Sanjay Garg weaves magic with Chanderi
The colour palette is nothing short of stunning. Saris in charcoal greys come alive when offset with fuschia borders and off-white saris with dull gold chanderi buttis get a lime green highlight. The time-tested bottle greens, majentas and black and gold saris too surprise you with delicate chanderi motifs.
The man behind the creation, 29-year-old Sanjay Garg, has given a new twist to traditional Chanderi cottons, silks and silk-cottons through his label Raw Mango. His A-list clientele includes writer Arundhati Roy, actor-activist Shabana Azmi and Renuka Chaudhary. Sanjay keeps women of today while designing. “Young women today tend to use sari sparingly and want something simple yet striking, elegant yet classy and the fabric needs to have a good fall,” he says. The softness of the fabric and the ‘good fall' are thanks to him working hands on with weavers in the pre-loom and post-loom stages, taking care to remove extra starch from the handlooms.
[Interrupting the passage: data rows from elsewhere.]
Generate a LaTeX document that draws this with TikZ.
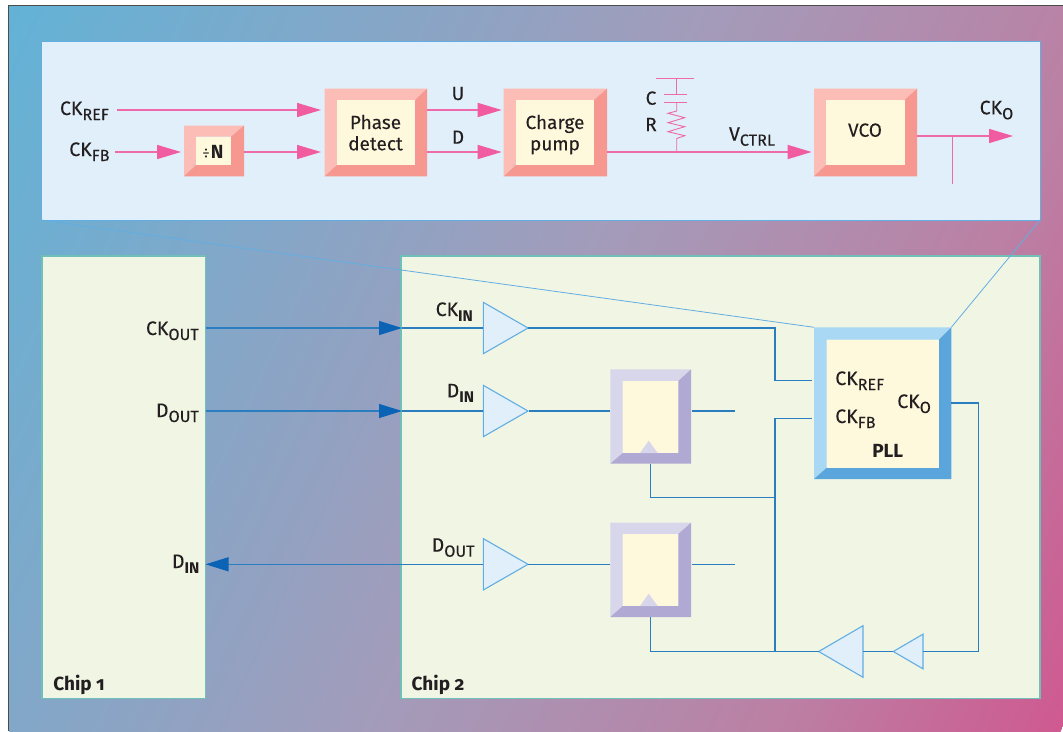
\documentclass[tikz,border=0pt]{standalone}
\usepackage{fontspec}
\setmainfont{Fira Sans}[UprightFeatures={FakeBold=0.15}]
\newfontfamily\plainfira{Fira Sans}
\usetikzlibrary{arrows.meta,shapes.geometric,fit}
\definecolor{inkc}{HTML}{231F20}
\definecolor{panelc}{HTML}{E0EFFA}
\definecolor{panelb}{HTML}{62AEE3}
\definecolor{chipc}{HTML}{F1F5E4}
\definecolor{chipb}{HTML}{6EC0B8}
\definecolor{creamc}{HTML}{FEF8DC}
\definecolor{pinkl}{HTML}{FBBDB5}
\definecolor{pinkd}{HTML}{F69790}
\definecolor{lavl}{HTML}{D8D6EA}
\definecolor{lavd}{HTML}{AFA9D3}
\definecolor{bluel}{HTML}{A8D8F3}
\definecolor{blued}{HTML}{5AA6DC}
\definecolor{sigp}{HTML}{EE6AAA}
\definecolor{headp}{HTML}{F15BA0}
\definecolor{sigb}{HTML}{2A7DBE}
\definecolor{headb}{HTML}{0A63B5}
\pgfdeclarehorizontalshading{bgfade}{1700bp}{rgb(0bp)=(0.385,0.70,0.84); rgb(630bp)=(0.64,0.61,0.73); rgb(1000bp)=(0.735,0.50,0.64); rgb(1255bp)=(0.81,0.35,0.565)}
\newcommand\base[1]{\fontsize{19}{21}\selectfont #1}
\newcommand\lsub[2]{{\fontsize{19.5}{21}\selectfont #1\raisebox{-5pt}{\fontsize{16.2}{16}\selectfont #2}}}
\newcommand\bsub[2]{{\fontsize{19.5}{21}\selectfont #1\raisebox{-5pt}{\fontsize{15.5}{16}\selectfont\bfseries #2}}}
% name, outer a, outer b, inner a, inner b, light, dark
\newcommand\bevelbox[7]{%
  \coordinate (#1-oa) at (#2); \coordinate (#1-ob) at (#3);
  \coordinate (#1-ia) at (#4); \coordinate (#1-ib) at (#5);
  \fill[#6] (#1-oa) -- (#1-oa -| #1-ob) -- (#1-ia -| #1-ib) -- (#1-ia) -- (#1-ib -| #1-ia) -- (#1-ob -| #1-oa) -- cycle;
  \fill[#7] (#1-ob) -- (#1-oa -| #1-ob) -- (#1-ia -| #1-ib) -- (#1-ib) -- (#1-ib -| #1-ia) -- (#1-ob -| #1-oa) -- cycle;
  \fill[creamc] (#1-ia) rectangle (#1-ib);
  \node[inner sep=0pt,outer sep=0pt,fit=(#1-oa)(#1-ob)] (#1) {};
}
\tikzset{
  x=1pt,y=-1pt,
  lab/.style={inner sep=0pt,outer sep=0pt,anchor=base west,text=inkc},
  labc/.style={inner sep=0pt,outer sep=0pt,anchor=base,text=inkc,font=\base},
  pinkw/.style={draw=sigp,line width=1.5pt},
  pinkarrow/.style={pinkw,-{Triangle[length=24pt,width=14pt,color=headp]}},
  thinp/.style={draw=sigp,line width=0.9pt},
  bluew/.style={draw=sigb,line width=1.1pt},
  bluearrow/.style={bluew,-{Triangle[length=23pt,width=14pt,color=headb]}},
  bufr/.style={isosceles triangle,isosceles triangle stretches,inner sep=0pt,outer sep=0pt,draw=panelb,fill=panelc,line width=1.1pt,anchor=apex},
  zoomline/.style={draw=panelb,line width=0.8pt},
  chipbox/.style={fill=chipc,draw=chipb,line width=1.3pt},
}
\begin{document}
\begin{tikzpicture}
\useasboundingbox (0,0) rectangle (1063,731);
\fill[white] (0,0) rectangle (1063,731);
\begin{scope}
  \clip (9,6) rectangle (1063,731);
  \node[rotate=-25,inner sep=0pt,outer sep=0pt,anchor=west] (bg) at (9,6) {\pgfuseshading{bgfade}};
\end{scope}
\coordinate (fbl) at (8.7,731); \coordinate (ftl) at (8.7,5.7); \coordinate (ftr) at (1063,5.7);
\draw[draw=black!70,line width=1.4pt] (fbl) -- (ftl) -- (ftr);

% panels
\node[inner sep=0pt,outer sep=0pt,minimum width=999pt,minimum height=179pt,anchor=north west,fill=panelc,draw=panelb,line width=1pt] (panel) at (41,41) {};
\node[inner sep=0pt,outer sep=0pt,minimum width=163.5pt,minimum height=442.5pt,anchor=north west,chipbox] (chipa) at (42,256) {};
\node[inner sep=0pt,outer sep=0pt,minimum width=639pt,minimum height=442.5pt,anchor=north west,chipbox] (chipb) at (401,256) {};

% top blocks
\bevelbox{divn}{184,125.5}{244,176.3}{196,136.7}{231,165}{pinkl}{pinkd}
\bevelbox{phase}{324.5,88.7}{427,176.3}{337,100}{415,165}{pinkl}{pinkd}
\bevelbox{pump}{503.7,88.7}{607,176.3}{516,100}{594,165}{pinkl}{pinkd}
\bevelbox{vco}{814,88.7}{917,176.3}{826,100}{904.5,165}{pinkl}{pinkd}
\node[labc] (divt) at (213,158) {{\plainfira\fontsize{15}{15}\selectfont ÷}\kern1pt\textbf{N}};
\node[labc] (pha1) at (375.5,129) {Phase};
\node[labc] (pha2) at (375.5,150.3) {detect};
\node[labc] (pum1) at (555,129) {Charge};
\node[labc] (pum2) at (555,150.3) {pump};
\node[labc] (vcot) at (865,136.7) {VCO};

% top labels
\node[lab] (tckref) at (60,115) {\lsub{CK}{REF}};
\node[lab] (tckfb) at (69.3,156) {\lsub{CK}{FB}};
\node[labc] (tu) at (458,100) {U};
\node[labc] (td) at (458,143.7) {D};
\node[labc] (tc) at (651,104.7) {C};
\node[labc] (tr) at (651,131) {R};
\node[lab] (tv) at (729,140.7) {\lsub{V}{CTRL}};
\node[lab] (tcko) at (979.7,114.3) {\lsub{CK}{O}};

% top connectors
\coordinate (refs) at (116.6,110);
\coordinate (fbs) at (115,152);
\coordinate (ckoe) at (1013,136);
\coordinate (ctap) at (676.7,152);
\coordinate (ctop) at (676.7,78);
\coordinate (tapo) at (952.5,136);
\coordinate (tape) at (952.5,183.7);
\draw[pinkarrow,shorten >=3.5pt] (refs) -- (refs -| phase.west);
\draw[pinkarrow,shorten >=3pt] (fbs) -- (fbs -| divn.west);
\draw[pinkarrow,shorten >=3.5pt] (fbs -| divn.east) -- (fbs -| phase.west);
\draw[pinkarrow,shorten >=2pt] (refs -| phase.east) -- (refs -| pump.west);
\draw[pinkarrow,shorten >=2pt] (fbs -| phase.east) -- (fbs -| pump.west);
\draw[pinkarrow,shorten >=2.4pt] (fbs -| pump.east) -- (fbs -| vco.west);
\draw[pinkarrow] (tapo -| vco.east) -- (ckoe);
\draw[thinp] (tapo) -- (tape);
\coordinate (capa) at (664,94); \coordinate (capb) at (686.7,94);
\coordinate (capc) at (664,102); \coordinate (capd) at (686.7,102);
\coordinate (topa) at (656,78); \coordinate (topb) at (694.3,78);
\draw[thinp] (topa) -- (topb);
\draw[thinp] (capa) -- (capb);
\draw[thinp] (capc) -- (capd);
\draw[thinp] (ctop) -- (ctop |- capa);
\draw[thinp] (ctop |- capc) -- (676.7,111) -- (668,113.3) -- (684.7,117.7) -- (668,122.7) -- (684.7,126.7) -- (668,131.7) -- (684.7,135.7) -- (676.7,138.5) -- (ctap);

% chip 2 blocks
\bevelbox{pll}{814,327.3}{951.3,479}{826.7,339.7}{939,467.7}{bluel}{blued}
\bevelbox{ffa}{610.3,369.3}{691,463.7}{622.7,381}{678.3,453}{lavl}{lavd}
\bevelbox{ffb}{610.3,522.7}{691,617}{622.7,534}{678.3,606}{lavl}{lavd}
\coordinate (tra) at (640,453); \coordinate (trb) at (657.7,453); \coordinate (trc) at (648.7,440.7);
\coordinate (tsa) at (640,606); \coordinate (tsb) at (657.7,606); \coordinate (tsc) at (648.7,593.7);
\fill[lavl] (tra) -- (trb) -- (trc) -- cycle;
\fill[lavl] (tsa) -- (tsb) -- (tsc) -- cycle;

% buffers
\node[bufr,minimum height=44.7pt,minimum width=51.4pt] (bufa) at (528,328) {};
\node[bufr,minimum height=44.7pt,minimum width=51.4pt] (bufb) at (528,411) {};
\node[bufr,minimum height=44.7pt,minimum width=51.4pt] (bufc) at (528,564.3) {};
\node[bufr,shape border rotate=180,minimum height=44.3pt,minimum width=51.6pt] (bufd) at (818.7,651.5) {};
\node[bufr,shape border rotate=180,minimum height=29.7pt,minimum width=34.7pt] (bufe) at (893.3,651.5) {};

% off-chip connectors
\coordinate (oa) at (205.7,328); \coordinate (ob) at (205.7,411); \coordinate (oc) at (205.7,564.3);
\coordinate (pa) at (402,328); \coordinate (pb) at (402,411);
\draw[bluearrow] (chipa.east |- oa) -- (pa);
\draw[bluearrow] (chipa.east |- ob) -- (pb);
\draw[bluew] (pa) -- (bufa.lower side);
\draw[bluew] (pb) -- (bufb.lower side);
\draw[bluearrow] (bufc.lower side) -- (chipa.east |- oc);

% chip 2 connectors
\coordinate (xa) at (775,380.5); \coordinate (xb) at (775,418.7); \coordinate (xc) at (775,497.6); \coordinate (xd) at (775,651);
\coordinate (ckoa) at (978.3,403);
\coordinate (loop) at (650.7,651.5);
\coordinate (ffaout) at (735.3,411);
\coordinate (ffbout) at (735.3,564.3);
\coordinate (ffin) at (811.7,380.5);
\coordinate (ffinb) at (811.7,418.7);
\draw[bluew] (bufa.apex) -| (xa) -- (ffin);
\draw[bluew] (ffinb) -- (xb) -- (xd);
\draw[bluew,shorten <=1pt] (bufb.apex) -- (bufb.apex -| ffa.west);
\draw[bluew] (bufc.apex) -- (bufc.apex -| ffb.west);
\draw[bluew,shorten <=1pt] (ffa.east |- ffaout) -- (ffaout);
\draw[bluew,shorten <=1pt] (ffb.east |- ffbout) -- (ffbout);
\draw[bluew] (ffa.south -| loop) -- (loop |- xc) -- (xc);
\draw[bluew] (ffb.south -| loop) -- (loop) -- (bufd.apex);
\draw[bluew] (bufd.lower side) -- (bufe.apex);
\draw[bluew] (pll.east |- ckoa) -- (ckoa) |- (bufe.lower side);

% zoom lines
\draw[zoomline] (panel.south west) -- (pll.north west);
\draw[zoomline] (panel.south east) -- (pll.north east);

% chip labels
\node[lab] (ckouta) at (146,335) {\lsub{CK}{OUT}};
\node[lab] (douta) at (156,417) {\lsub{D}{OUT}};
\node[lab] (dina) at (172,568) {\bsub{D}{IN}};
\node[lab,font=\base\bfseries] (chip1) at (53.3,690.7) {Chip \addfontfeatures{Numbers=OldStyle}1};
\node[lab,font=\base\bfseries] (chip2) at (411.7,690.7) {Chip \addfontfeatures{Numbers=OldStyle}2};
\node[lab] (ckinb) at (435.7,316) {\bsub{CK}{IN}};
\node[lab] (dinb) at (446.7,397.3) {\bsub{D}{IN}};
\node[lab] (doutb) at (431.7,551.7) {\lsub{D}{OUT}};
\node[lab] (pref) at (835.3,385) {\lsub{CK}{REF}};
\node[lab] (pfb) at (835.3,423) {\lsub{CK}{FB}};
\node[lab] (pcko) at (897.3,408) {\lsub{CK}{O}};
\node[lab,font=\base\bfseries] (pllt) at (872.3,457.7) {PLL};
\end{tikzpicture}
\end{document}
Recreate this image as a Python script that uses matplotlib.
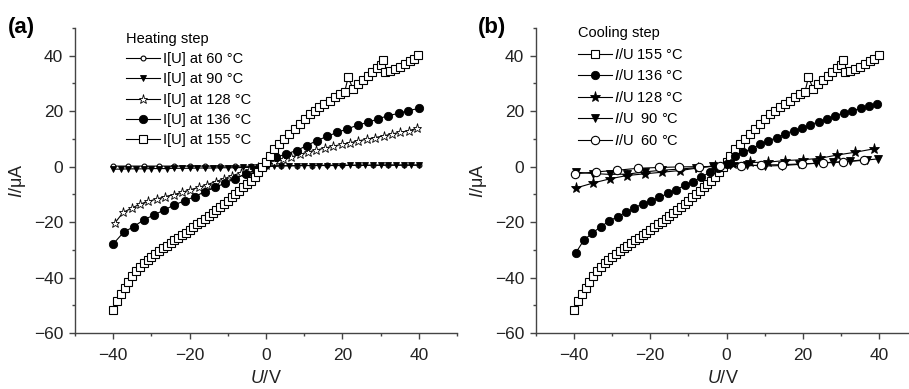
import matplotlib.pyplot as plt
from matplotlib.ticker import MultipleLocator

plt.rcParams['font.family'] = ['Liberation Sans', 'DejaVu Sans']
plt.rcParams['mathtext.fontset'] = 'custom'
plt.rcParams['mathtext.it'] = 'Liberation Sans:italic'
plt.rcParams['mathtext.rm'] = 'Liberation Sans'

# ---- data (U in V, I in uA) ----

# 155 C, same curve in both panels
U155 = [-40, -39, -38, -37, -36, -35, -34, -33, -32, -31,
        -30, -29, -28, -27, -26, -25, -24, -23, -22, -21,
        -20, -19, -18, -17, -16, -15, -14, -13, -12, -11,
        -10, -9, -8, -7, -6, -5, -4, -3, -2, -1, 0,
        1.0, 2.2, 3.5, 4.8, 6.1, 7.5, 8.8, 10.1, 11.4, 12.7, 14.0, 15.3, 16.7,
        18.0, 19.3, 20.6, 21.5, 22.8, 24.1, 25.4, 26.6, 27.8, 29.0, 30.0, 30.5,
        31.1, 32.4, 33.8, 35.1, 36.4, 37.7, 38.8, 39.9]
I155 = [-51.8, -48.5, -46.0, -43.8, -41.5, -39.6, -37.8, -36.3, -34.9, -33.6,
        -32.5, -31.5, -30.5, -29.5, -28.5, -27.5, -26.5, -25.6, -24.7, -23.8,
        -22.8, -21.8, -20.8, -19.8, -18.8, -17.7, -16.6, -15.6, -14.5, -13.4,
        -12.3, -11.1, -9.9, -8.7, -7.5, -6.2, -5.0, -3.6, -2.0, -0.2, 1.8,
        4.0, 6.4, 8.2, 10.0, 11.8, 13.6, 15.4, 17.2, 19.0, 20.2, 21.4, 22.6, 23.8,
        25.0, 26.2, 27.0, 32.2, 28.0, 29.8, 31.2, 32.6, 34.0, 35.4, 36.6, 38.6,
        34.0, 34.6, 35.3, 36.1, 37.0, 38.2, 39.0, 40.2]

# heating step
Uh136 = [-40, -37.3, -34.6, -32, -29.3, -26.6, -24, -21.3, -18.6, -16, -13.3,
         -10.7, -8, -5.3, -2.7, 0, 2.7, 5.3, 8, 10.7, 13.3, 16, 18.7, 21.3, 24,
         26.7, 29.3, 32, 34.7, 37.3, 40]
Ih136 = [-27.9, -23.7, -21.6, -19.2, -17.4, -15.6, -13.8, -12.3, -10.8, -9.0,
         -7.5, -5.9, -4.3, -2.6, -1.1, 0.8, 3.4, 4.6, 5.8, 7.6, 9.4, 10.9, 12.4,
         13.6, 15.0, 16.0, 17.2, 18.4, 19.2, 20.2, 21.0]

U22 = [-39.6, -37.4, -35.2, -33.0, -30.8, -28.6, -26.4, -24.2, -22.0, -19.8,
       -17.6, -15.4, -13.2, -11.0, -8.8, -6.6, -4.4, -2.2, 0.0, 2.2, 4.4, 6.6,
       8.8, 11.0, 13.2, 15.4, 17.6, 19.8, 22.0, 24.2, 26.4, 28.6, 30.8, 33.0,
       35.2, 37.4, 39.6]
Ih128 = [-20.4, -16.5, -15.0, -13.5, -12.5, -11.7, -10.8, -10.1, -9.3, -8.3,
         -7.5, -6.5, -5.4, -4.4, -3.2, -2.3, -1.2, -0.3, 0.5, 1.6, 2.6, 3.5,
         4.4, 5.3, 6.0, 6.7, 7.4, 8.0, 8.6, 9.3, 9.9, 10.5, 11.1, 11.8, 12.4,
         13.0, 13.8]

Uh90 = [-40, -38, -36, -34, -32, -30, -28, -26, -24, -22, -20, -18, -16, -14,
        -12, -10, -8, -6, -4, -2, 0, 2, 4, 6, 8, 10, 12, 14, 16, 18, 20, 22,
        24, 26, 28, 30, 32, 34, 36, 38, 40]
Ih90 = [-0.9, -0.9, -0.8, -0.8, -0.8, -0.7, -0.7, -0.7, -0.6, -0.6, -0.6, -0.5,
        -0.5, -0.5, -0.4, -0.4, -0.4, -0.3, -0.3, -0.2, 0.0, 0.2, 0.3, 0.3,
        0.3, 0.4, 0.4, 0.4, 0.4, 0.4, 0.4, 0.5, 0.5, 0.5, 0.5, 0.5, 0.5, 0.5,
        0.5, 0.5, 0.5]

Uh60 = [-40, -36, -32, -28, -24, -20, -16, -12, -8, -4, 0, 4, 8, 12, 16, 20,
        24, 28, 32, 36, 40]
Ih60 = [0.2, 0.2, 0.2, 0.2, 0.2, 0.2, 0.2, 0.2, 0.2, 0.1, 0.1, 0.3, 0.4, 0.4,
        0.5, 0.5, 0.5, 0.5, 0.6, 0.6, 0.6]

# cooling step
Ic136 = [-31.2, -26.4, -24.0, -21.6, -19.7, -18.0, -16.5, -14.9, -13.4, -12.3,
         -11.1, -9.6, -8.3, -6.8, -5.4, -3.8, -2.0, -0.5, 1.0, 3.8, 5.2, 6.5,
         8.0, 9.3, 10.5, 11.8, 13.0, 13.9, 15.1, 16.2, 17.2, 18.4, 19.4, 20.2,
         21.0, 21.7, 22.6]

Uc128 = [-39.5, -35.0, -30.6, -26.1, -21.5, -16.8, -12.2, -7.6, -2.9, 1.6, 6.2,
         10.8, 15.4, 20.0, 24.5, 29.1, 33.8, 38.6]
Ic128 = [-7.7, -5.9, -4.4, -3.2, -2.6, -2.0, -1.4, -0.5, 0.4, 1.0, 1.5, 1.6,
         2.2, 2.5, 3.0, 4.2, 5.2, 6.4]

Uc90 = [-39.5, -35.0, -30.5, -26.0, -21.5, -17.0, -12.5, -8.0, -3.5, 1.0, 5.5,
        10.0, 14.5, 19.0, 23.5, 28.0, 32.5, 37.0, 39.7]
Ic90 = [-2.0, -2.5, -2.8, -2.7, -1.9, -1.3, -0.9, -0.4, 0.1, 0.6, 0.6, 0.2,
        0.4, 0.8, 1.2, 1.6, 1.9, 2.4, 2.8]

Uc60 = [-39.7, -34.2, -28.7, -23.3, -17.8, -12.5, -7.1, -1.8, 3.9, 9.1, 14.6,
        19.9, 25.3, 30.7, 36.0]
Ic60 = [-2.6, -1.9, -1.3, -0.6, -0.3, -0.1, 0.0, 0.1, 0.1, 0.6, 0.7, 1.0,
        1.3, 1.7, 2.5]


W, H = 909, 389
fig = plt.figure(figsize=(W / 100, H / 100), dpi=100)
ax1 = fig.add_axes([75 / W, 56 / H, 382 / W, 305 / H])
ax2 = fig.add_axes([536 / W, 56 / H, 373 / W, 305 / H])


def style(ax, xmax):
    ax.set_xlim(-50, xmax)
    ax.set_ylim(-60, 50)
    for s in ['top', 'right']:
        ax.spines[s].set_visible(False)
    for s in ['left', 'bottom']:
        ax.spines[s].set_color('#444444')
        ax.spines[s].set_linewidth(1.0)
    ax.set_xticks([-40, -20, 0, 20, 40])
    ax.set_yticks([-60, -40, -20, 0, 20, 40])
    ax.xaxis.set_minor_locator(MultipleLocator(10))
    ax.yaxis.set_minor_locator(MultipleLocator(10))
    ax.tick_params(which='both', direction='out', color='#444444', width=1.0,
                   labelsize=12.5, labelcolor='#222222')
    ax.tick_params(which='major', length=4.5, pad=4)
    ax.tick_params(axis='x', which='major', pad=6)
    ax.tick_params(which='minor', length=2.5)
    ax.set_xlabel('$U$/V', fontsize=13, labelpad=5, color='#222222')
    ax.set_ylabel('$I$/μA', fontsize=13, labelpad=4, color='#222222')


lw = 0.8
# panel (a) - heating
ax1.plot(Uh60, Ih60, '-o', color='k', lw=lw, ms=3.5, mfc='white', mew=0.8,
         label='I[U] at 60 °C')
ax1.plot(Uh90, Ih90, '-v', color='k', lw=lw, ms=4.5, mfc='k', mew=0.6,
         label='I[U] at 90 °C')
ax1.plot(U22, Ih128, '-*', color='k', lw=lw, ms=6.5, mfc='white', mew=0.6,
         label='I[U] at 128 °C')
ax1.plot(Uh136, Ih136, '-o', color='k', lw=lw, ms=6, mfc='k', mew=0.6,
         label='I[U] at 136 °C')
ax1.plot(U155, I155, '-s', color='k', lw=lw, ms=5.4, mfc='white', mew=0.8,
         label='I[U] at 155 °C')
style(ax1, 50)
leg1 = ax1.legend(title='Heating step', loc='upper left',
                  bbox_to_anchor=(0.115, 1.01), frameon=False, fontsize=10.5,
                  title_fontsize=10.5, alignment='left', handlelength=2.3,
                  handletextpad=0.2, labelspacing=0.42, borderpad=0)

# panel (b) - cooling
ax2.plot(U155, I155, '-s', color='k', lw=lw, ms=5.4, mfc='white', mew=0.8,
         label='$I$/U 155 °C')
ax2.plot(U22, Ic136, '-o', color='k', lw=lw, ms=6, mfc='k', mew=0.6,
         label='$I$/U 136 °C')
ax2.plot(Uc128, Ic128, '-*', color='k', lw=lw, ms=8, mfc='k', mew=0.6,
         label='$I$/U 128 °C')
ax2.plot(Uc90, Ic90, '-v', color='k', lw=lw, ms=6, mfc='k', mew=0.6,
         label='$I$/U  90 °C')
ax2.plot(Uc60, Ic60, '-o', color='k', lw=lw, ms=6, mfc='white', mew=0.8,
         label='$I$/U  60 °C')
style(ax2, 47.9)
leg2 = ax2.legend(title='Cooling step', loc='upper left',
                  bbox_to_anchor=(0.093, 1.03), frameon=False, fontsize=10.5,
                  title_fontsize=10.5, alignment='left', handlelength=2.3,
                  handletextpad=0.2, labelspacing=0.45, borderpad=0)

fig.text(8 / W, 1 - 17 / H, '(a)', fontsize=16, fontweight='bold', va='top')
fig.text(478 / W, 1 - 17 / H, '(b)', fontsize=16, fontweight='bold', va='top')

fig.savefig('out.png', dpi=100)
Sanjay has had a taste of Hyderabad and its clientele twice before when he exhibited his collection of Chanderi saris as part of Crafts Council exhibitions. This time, he is here for a solo exhibition at Evolutions, Somajiguda circle.
The former Delhi NIFTian could have chosen the lucrative option of designing saris with heavy embroidery/zari/sequins but he was drawn to Indian handlooms, Chanderi in particular. Post NIFT and a design diploma in Portico, New York, he worked with Shades of India, the fashion label that specialised in selling Indian handlooms for the European markets. The stint made him wonder if he could explore a niche clientele within India that would appreciate hand-woven fabrics. “In 2007, the ministry of textiles had ‘cluster development' schemes and I was among the designers chosen to work with weavers. I began working with Chanderi weavers with the money I borrowed from my father. At first, weavers were not even interested to experiment. Slowly I got their confidence and we set up four looms. My very first exhibition was a sell out. Today we have 160 looms,” he says.
He now wants to work with weavers in Gadwal and Varanasi. “An Indian woman's sari collection is incomplete without a Varanasi sari,” he says.
He is glad that contemporary women look beyond heavy sequins and zaris. Sanjay uses dull gold for embroidery, that too sparingly. He despises using them all over the sari giving a ‘busy' look.
The Rajasthan-born, Delhi-based designer sells through stores in New Delhi, Chennai, Bangalore and Mumbai as well.
His exhibition is on in Hyderabad till August 28.